L’indépendance accrue conférée au CSA parachève ce mouvement. Nous avons en effet accompli un autre progrès, qui constitue une première en France : la majorité et l’opposition parlementaires seront associées, dans une relation de responsabilité, à la nomination des futurs membres du CSA, qui s'effectuera à la majorité des trois cinquièmes des membres des commissions chargées de la culture des deux assemblées. Cette grande réforme suscitera évidemment une profonde évolution, aussi bien des mentalités que du fonctionnement même du CSA, tout en lui conférant une très forte légitimité. Aussi, en complète cohérence avec l'objectif d'un renforcement de l’indépendance du secteur audiovisuel fixé par le projet de loi, le statut du CSA a été modifié : il devient une autorité publique indépendante.

Impartialité, car la nomination des membres du CSA s'appuiera désormais sur des critères de qualification afin d’assurer la nomination de personnalités à la compétence et à l'expérience indiscutable. Vos travaux ont d’ailleurs enrichi le projet de loi en ce sens.

En outre, les règles relatives aux incompatibilités auxquelles seront soumis les membres du Conseil ont été améliorées. Les modalités de communication du collège sur ses propres décisions seront clarifiées. Le CSA rendra compte, dans son rapport annuel, des études ayant fondé ses décisions d’attribution de fréquences afin que soient mieux compris le sens des décisions du régulateur et les arguments sur lesquels elles se fondent. Enfin, les nominations au CSA respecteront la parité.

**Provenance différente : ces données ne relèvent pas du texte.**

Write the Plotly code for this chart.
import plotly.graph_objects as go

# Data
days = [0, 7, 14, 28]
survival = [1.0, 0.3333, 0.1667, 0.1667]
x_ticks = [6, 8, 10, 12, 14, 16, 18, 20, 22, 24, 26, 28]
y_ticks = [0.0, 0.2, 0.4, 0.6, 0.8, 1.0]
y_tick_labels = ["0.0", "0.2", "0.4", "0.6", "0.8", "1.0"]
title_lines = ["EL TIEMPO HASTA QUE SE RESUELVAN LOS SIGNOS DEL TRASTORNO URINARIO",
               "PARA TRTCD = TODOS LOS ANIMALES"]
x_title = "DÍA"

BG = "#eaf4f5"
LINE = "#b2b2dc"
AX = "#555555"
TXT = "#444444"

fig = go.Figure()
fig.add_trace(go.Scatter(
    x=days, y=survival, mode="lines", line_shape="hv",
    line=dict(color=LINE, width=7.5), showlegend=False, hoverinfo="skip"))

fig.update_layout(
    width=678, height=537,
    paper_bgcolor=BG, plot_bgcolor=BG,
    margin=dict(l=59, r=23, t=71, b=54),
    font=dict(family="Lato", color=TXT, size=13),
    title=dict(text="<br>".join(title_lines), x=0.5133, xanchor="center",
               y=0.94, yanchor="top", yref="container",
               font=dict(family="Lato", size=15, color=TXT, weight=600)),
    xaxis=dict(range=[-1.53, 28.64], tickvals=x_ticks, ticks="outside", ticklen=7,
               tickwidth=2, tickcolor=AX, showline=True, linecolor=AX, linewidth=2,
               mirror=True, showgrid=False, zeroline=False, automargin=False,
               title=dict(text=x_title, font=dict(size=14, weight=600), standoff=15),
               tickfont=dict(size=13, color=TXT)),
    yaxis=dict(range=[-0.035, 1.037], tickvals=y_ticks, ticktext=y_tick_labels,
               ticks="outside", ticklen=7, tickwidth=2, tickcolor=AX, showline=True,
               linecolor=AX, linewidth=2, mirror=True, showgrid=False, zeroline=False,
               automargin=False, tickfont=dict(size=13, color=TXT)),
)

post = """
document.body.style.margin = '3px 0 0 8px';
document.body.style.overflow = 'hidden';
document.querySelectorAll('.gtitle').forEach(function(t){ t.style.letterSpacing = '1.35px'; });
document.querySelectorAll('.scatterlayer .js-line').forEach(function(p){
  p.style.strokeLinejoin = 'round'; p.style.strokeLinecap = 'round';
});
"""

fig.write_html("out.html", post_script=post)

Lucidité, car, compte tenu des enjeux économiques auxquels est confronté le secteur audiovisuel, des dispositions consacrent une plus large place à la prise en compte des équilibres économiques de l’audiovisuel par le CSA. Ces avancées, attendues, permettront de moderniser le fonctionnement du CSA en le rendant plus ouvert aux enjeux économiques.

Afin de garantir à la fois le développement des acteurs en place et la viabilité économique des nouveaux acteurs autorisés, toute décision d’autorisation de nouveaux services nationaux susceptibles d’affecter de manière importante le marché en cause sera désormais précédée d’une étude d’impact. Cette amélioration était, elle aussi, extrêmement attendue. Elle sera importante pour le paysage audiovisuel français.

Par ailleurs, le maintien de la publicité en journée sur les chaînes de France Télévisions donne une visibilité nécessaire non seulement à l’entreprise, mais aussi aux autres acteurs de l’audiovisuel. Elle permettra de ne pas accroître la contrainte budgétaire après 2016 dans une période où doivent être réalisés, vous le savez, des efforts considérables en vue du redressement des comptes de la société et des finances publiques.

Modernité, enfin, car la régulation a été adaptée à l’ère numérique. D’autres dispositions issues des travaux parlementaires ont permis une modernisation concernant les sujets arrivés à maturité.

Désormais, le CSA pourra réserver un appel d’offres concernant une fréquence disponible à des chaînes qui souhaitent passer en haute définition, sans pour autant que celles-ci changent de profil éditorial. Cette évolution, attendue des téléspectateurs, est importante.

Le CSA enregistrera en outre les déclarations des distributeurs et des éditeurs concernant les SMAD, les services de médias audiovisuels à la demande – c'est-à-dire la télévision de rattrapage –, et il pourra régler les différends quant à la distribution de ces services.

Le CSA voit également son rôle accru dans l’organisation dynamique du marché de la télévision numérique terrestre. Il pourra autoriser les changements de modèle économique des chaînes, notamment le passage du payant au gratuit.

Votre assemblée a souhaité que cette nouvelle compétence du CSA soit encadrée. Je m'en félicite et, comme vous, je souhaite que l’agrément délivré par le CSA, pour le passage du payant au gratuit, ne mette en péril ni le pluralisme ni, évidemment, les équilibres publicitaires du secteur. Cet encadrement est un apport du Sénat, et je constate que la commission mixte paritaire en a confirmé toute l’importance.

Enfin, à l’issue du riche débat qui s'est déroulé à la Haute Assemblée, un amendement a entraîné une évolution dans les relations entre producteurs et diffuseurs, permettant à ces derniers de prendre des parts de coproduction dans les œuvres à des conditions préservant tant l’indépendance des producteurs que la circulation des œuvres.

Nous sommes tous conscients que certains débats techniques ou de régulation doivent encore se poursuivre et nécessiteront donc un second temps législatif. Le Gouvernement sait qu’il peut compter sur l’engagement du Sénat pour œuvrer à ce que notre paysage audiovisuel soit un espace d’indépendance, de création et de développement.